YOUR INSTRUCTIONS: Answer with one number: how many lines hold "draws".

[Charts and diagrams as code]
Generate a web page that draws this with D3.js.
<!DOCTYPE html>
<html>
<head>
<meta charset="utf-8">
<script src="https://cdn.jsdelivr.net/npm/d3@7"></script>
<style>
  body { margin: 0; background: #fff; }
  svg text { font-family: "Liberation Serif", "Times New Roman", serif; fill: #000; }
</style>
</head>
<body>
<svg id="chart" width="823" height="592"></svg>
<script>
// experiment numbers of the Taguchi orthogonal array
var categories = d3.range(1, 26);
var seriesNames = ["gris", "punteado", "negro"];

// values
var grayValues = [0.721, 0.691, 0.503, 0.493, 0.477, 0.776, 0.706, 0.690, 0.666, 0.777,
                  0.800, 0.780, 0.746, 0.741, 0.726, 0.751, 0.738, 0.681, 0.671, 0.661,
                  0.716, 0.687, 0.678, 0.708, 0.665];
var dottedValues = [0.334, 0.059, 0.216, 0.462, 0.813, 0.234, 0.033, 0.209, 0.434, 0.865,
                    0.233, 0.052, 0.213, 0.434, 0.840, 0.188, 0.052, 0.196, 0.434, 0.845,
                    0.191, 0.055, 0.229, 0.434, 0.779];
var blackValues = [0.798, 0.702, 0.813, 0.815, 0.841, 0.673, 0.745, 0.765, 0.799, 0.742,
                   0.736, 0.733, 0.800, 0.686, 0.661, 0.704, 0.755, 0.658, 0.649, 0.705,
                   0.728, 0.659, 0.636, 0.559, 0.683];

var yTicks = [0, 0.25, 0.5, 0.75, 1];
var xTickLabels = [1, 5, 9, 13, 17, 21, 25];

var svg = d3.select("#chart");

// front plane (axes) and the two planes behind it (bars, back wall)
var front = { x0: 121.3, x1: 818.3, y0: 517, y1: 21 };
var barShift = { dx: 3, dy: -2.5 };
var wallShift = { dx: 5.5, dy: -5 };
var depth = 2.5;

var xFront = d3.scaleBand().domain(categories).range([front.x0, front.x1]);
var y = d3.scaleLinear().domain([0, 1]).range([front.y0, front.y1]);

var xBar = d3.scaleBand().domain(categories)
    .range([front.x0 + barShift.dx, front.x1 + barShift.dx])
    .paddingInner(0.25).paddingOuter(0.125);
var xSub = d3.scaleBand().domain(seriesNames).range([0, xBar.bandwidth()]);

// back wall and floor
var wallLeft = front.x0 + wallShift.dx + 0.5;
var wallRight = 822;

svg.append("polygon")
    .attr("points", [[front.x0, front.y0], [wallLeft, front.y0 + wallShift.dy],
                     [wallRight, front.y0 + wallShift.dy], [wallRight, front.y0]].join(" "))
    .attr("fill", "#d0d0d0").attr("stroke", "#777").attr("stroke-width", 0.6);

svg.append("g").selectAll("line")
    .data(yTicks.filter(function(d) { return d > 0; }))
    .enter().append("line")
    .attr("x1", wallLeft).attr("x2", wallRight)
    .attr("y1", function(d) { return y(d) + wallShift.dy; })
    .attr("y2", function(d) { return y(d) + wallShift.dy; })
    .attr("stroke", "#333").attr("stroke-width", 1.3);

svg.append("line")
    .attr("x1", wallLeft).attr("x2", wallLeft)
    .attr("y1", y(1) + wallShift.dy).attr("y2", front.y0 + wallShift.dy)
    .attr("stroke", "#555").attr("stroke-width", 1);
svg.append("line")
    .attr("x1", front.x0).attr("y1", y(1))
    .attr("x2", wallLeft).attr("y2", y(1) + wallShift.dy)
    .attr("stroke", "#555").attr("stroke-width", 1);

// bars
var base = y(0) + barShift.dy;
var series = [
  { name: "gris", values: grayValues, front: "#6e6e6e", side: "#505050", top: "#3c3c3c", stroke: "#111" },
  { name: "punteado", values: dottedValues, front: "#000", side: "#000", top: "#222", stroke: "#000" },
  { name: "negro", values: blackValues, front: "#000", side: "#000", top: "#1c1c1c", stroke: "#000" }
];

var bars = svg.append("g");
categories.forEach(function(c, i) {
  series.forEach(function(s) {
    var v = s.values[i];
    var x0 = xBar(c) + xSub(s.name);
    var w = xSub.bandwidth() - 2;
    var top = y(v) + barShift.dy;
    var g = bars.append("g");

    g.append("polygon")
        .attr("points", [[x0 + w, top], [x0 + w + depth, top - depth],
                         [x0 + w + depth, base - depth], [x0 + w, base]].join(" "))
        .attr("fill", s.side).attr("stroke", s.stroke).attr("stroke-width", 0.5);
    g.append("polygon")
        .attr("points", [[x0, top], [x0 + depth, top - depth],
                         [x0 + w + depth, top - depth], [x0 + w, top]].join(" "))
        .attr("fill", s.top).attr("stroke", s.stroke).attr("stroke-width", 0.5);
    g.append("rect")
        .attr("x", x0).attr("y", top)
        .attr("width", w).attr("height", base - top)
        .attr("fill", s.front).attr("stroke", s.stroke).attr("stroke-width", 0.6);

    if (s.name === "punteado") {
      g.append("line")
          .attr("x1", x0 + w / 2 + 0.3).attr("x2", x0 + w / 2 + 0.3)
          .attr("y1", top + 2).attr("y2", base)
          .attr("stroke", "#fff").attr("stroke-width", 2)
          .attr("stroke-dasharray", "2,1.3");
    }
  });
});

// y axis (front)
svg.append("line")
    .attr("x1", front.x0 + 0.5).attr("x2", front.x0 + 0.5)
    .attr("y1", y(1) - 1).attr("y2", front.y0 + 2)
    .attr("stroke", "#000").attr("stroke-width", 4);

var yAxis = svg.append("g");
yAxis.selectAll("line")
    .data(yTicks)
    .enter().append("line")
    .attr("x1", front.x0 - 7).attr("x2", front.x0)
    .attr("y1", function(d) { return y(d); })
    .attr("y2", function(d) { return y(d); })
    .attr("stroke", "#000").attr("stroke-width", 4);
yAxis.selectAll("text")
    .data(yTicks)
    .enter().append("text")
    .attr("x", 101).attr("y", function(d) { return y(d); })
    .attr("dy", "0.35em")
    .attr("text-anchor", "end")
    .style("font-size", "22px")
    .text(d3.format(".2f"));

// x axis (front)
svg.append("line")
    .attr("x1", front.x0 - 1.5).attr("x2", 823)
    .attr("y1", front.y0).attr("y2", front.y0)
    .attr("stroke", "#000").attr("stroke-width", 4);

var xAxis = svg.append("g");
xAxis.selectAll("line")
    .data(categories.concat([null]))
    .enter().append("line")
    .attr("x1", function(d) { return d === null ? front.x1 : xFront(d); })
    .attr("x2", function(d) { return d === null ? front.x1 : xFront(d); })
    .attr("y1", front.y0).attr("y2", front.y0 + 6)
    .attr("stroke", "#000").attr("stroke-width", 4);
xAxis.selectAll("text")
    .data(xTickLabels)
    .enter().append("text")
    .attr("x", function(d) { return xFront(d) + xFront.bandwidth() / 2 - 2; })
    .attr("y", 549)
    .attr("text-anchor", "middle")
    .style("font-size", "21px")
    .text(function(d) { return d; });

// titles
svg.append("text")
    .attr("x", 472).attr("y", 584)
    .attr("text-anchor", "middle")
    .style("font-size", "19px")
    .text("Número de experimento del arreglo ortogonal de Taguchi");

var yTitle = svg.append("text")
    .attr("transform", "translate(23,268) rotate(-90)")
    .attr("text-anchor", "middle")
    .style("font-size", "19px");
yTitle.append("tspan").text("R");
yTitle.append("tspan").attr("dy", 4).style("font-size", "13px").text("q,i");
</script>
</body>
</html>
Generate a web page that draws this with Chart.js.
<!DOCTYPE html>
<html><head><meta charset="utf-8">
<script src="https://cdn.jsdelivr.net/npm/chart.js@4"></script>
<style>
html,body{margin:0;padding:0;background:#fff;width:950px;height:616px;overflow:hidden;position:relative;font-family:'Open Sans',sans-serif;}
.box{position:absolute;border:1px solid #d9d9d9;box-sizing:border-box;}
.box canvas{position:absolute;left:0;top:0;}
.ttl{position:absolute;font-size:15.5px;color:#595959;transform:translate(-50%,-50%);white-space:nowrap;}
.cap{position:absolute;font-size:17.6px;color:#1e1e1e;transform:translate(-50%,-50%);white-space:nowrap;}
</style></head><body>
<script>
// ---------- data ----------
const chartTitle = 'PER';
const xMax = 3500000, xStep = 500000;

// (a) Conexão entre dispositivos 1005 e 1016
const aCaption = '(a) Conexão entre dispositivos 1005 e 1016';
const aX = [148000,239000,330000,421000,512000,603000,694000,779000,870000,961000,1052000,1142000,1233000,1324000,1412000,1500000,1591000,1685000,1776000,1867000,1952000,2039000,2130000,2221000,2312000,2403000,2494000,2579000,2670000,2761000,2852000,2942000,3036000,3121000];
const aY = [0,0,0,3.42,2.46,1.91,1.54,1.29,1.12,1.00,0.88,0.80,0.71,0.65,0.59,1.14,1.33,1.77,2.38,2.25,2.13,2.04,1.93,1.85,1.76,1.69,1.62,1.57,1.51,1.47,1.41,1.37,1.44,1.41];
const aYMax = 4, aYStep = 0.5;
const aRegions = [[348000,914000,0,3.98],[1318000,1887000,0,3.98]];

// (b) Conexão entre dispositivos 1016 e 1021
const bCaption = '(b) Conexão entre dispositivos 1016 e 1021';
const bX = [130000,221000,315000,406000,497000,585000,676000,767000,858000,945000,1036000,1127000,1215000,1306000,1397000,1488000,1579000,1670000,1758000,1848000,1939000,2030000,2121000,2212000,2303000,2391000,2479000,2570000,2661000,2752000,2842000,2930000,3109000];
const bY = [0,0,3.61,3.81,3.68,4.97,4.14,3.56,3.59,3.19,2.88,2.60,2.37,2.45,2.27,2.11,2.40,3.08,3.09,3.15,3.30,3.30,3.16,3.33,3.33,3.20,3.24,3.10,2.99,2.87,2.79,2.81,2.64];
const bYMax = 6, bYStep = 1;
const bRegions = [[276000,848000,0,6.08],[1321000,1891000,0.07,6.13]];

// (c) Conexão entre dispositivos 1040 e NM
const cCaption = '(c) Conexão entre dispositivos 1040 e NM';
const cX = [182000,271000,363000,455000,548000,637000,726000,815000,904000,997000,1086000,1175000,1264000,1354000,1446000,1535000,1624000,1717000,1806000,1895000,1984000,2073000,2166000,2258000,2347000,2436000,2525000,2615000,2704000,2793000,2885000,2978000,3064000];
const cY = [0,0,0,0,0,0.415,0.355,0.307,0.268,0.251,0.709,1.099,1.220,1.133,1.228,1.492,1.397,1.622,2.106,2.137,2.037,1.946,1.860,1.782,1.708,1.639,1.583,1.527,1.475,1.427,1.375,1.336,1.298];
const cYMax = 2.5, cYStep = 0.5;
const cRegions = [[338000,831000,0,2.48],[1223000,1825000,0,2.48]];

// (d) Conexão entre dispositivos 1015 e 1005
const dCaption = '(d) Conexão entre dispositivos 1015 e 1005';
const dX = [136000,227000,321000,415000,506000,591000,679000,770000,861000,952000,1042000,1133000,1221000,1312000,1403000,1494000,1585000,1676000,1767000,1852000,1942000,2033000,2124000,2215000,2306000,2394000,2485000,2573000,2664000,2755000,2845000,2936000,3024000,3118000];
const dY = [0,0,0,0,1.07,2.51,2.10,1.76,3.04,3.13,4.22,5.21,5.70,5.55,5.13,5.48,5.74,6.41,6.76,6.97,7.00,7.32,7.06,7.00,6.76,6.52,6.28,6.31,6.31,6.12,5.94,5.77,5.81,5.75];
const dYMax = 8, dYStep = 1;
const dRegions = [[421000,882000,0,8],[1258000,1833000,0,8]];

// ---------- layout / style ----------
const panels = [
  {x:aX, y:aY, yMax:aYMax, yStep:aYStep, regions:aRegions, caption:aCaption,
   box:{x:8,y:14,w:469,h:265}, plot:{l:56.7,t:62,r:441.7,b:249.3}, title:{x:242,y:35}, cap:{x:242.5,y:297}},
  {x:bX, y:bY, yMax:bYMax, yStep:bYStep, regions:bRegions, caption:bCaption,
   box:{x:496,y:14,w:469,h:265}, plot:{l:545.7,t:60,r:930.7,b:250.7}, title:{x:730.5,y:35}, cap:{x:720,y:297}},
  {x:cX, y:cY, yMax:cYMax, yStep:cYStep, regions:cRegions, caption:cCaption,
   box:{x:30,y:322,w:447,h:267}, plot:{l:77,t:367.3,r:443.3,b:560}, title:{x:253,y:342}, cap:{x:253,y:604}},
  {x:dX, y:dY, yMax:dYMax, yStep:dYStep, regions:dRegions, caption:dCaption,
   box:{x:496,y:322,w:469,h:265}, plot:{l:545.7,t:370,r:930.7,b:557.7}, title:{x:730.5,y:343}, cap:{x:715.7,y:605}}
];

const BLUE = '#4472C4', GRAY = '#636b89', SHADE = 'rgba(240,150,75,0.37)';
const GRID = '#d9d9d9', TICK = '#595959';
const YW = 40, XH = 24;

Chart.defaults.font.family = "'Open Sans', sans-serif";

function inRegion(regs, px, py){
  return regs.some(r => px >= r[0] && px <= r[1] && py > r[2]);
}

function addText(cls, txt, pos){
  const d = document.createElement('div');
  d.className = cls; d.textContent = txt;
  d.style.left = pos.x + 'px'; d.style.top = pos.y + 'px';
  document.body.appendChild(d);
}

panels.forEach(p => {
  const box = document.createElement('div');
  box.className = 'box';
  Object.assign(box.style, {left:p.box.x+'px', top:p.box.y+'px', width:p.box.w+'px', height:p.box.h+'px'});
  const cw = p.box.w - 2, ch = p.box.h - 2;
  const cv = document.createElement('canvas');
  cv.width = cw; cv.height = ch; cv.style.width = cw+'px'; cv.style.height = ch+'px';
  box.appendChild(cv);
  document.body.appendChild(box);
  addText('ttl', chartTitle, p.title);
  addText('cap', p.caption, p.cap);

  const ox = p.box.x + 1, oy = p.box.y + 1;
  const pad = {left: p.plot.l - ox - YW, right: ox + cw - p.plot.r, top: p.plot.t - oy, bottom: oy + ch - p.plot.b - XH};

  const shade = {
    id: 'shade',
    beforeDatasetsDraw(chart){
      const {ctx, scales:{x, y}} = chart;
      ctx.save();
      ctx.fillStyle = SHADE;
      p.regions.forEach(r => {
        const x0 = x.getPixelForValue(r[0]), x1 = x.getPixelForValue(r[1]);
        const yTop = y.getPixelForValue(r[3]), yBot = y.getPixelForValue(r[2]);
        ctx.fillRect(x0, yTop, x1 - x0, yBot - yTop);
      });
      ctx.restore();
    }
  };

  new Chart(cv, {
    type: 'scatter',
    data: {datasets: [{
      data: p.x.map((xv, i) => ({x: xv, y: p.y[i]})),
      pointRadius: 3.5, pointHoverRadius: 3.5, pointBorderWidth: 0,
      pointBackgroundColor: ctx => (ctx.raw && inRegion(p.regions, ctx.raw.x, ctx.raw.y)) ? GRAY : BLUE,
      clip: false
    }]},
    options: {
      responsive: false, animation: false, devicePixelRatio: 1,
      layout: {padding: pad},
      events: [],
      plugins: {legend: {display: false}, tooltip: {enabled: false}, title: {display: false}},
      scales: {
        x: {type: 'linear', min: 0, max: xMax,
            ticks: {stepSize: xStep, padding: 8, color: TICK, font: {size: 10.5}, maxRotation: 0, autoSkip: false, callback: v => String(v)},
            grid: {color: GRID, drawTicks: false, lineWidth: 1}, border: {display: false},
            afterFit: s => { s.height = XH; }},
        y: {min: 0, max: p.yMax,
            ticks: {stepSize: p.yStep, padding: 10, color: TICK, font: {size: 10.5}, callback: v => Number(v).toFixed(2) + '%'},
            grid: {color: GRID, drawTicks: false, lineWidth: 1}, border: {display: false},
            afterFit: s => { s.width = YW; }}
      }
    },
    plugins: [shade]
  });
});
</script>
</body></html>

REPLY TO THE EXERCISE: 2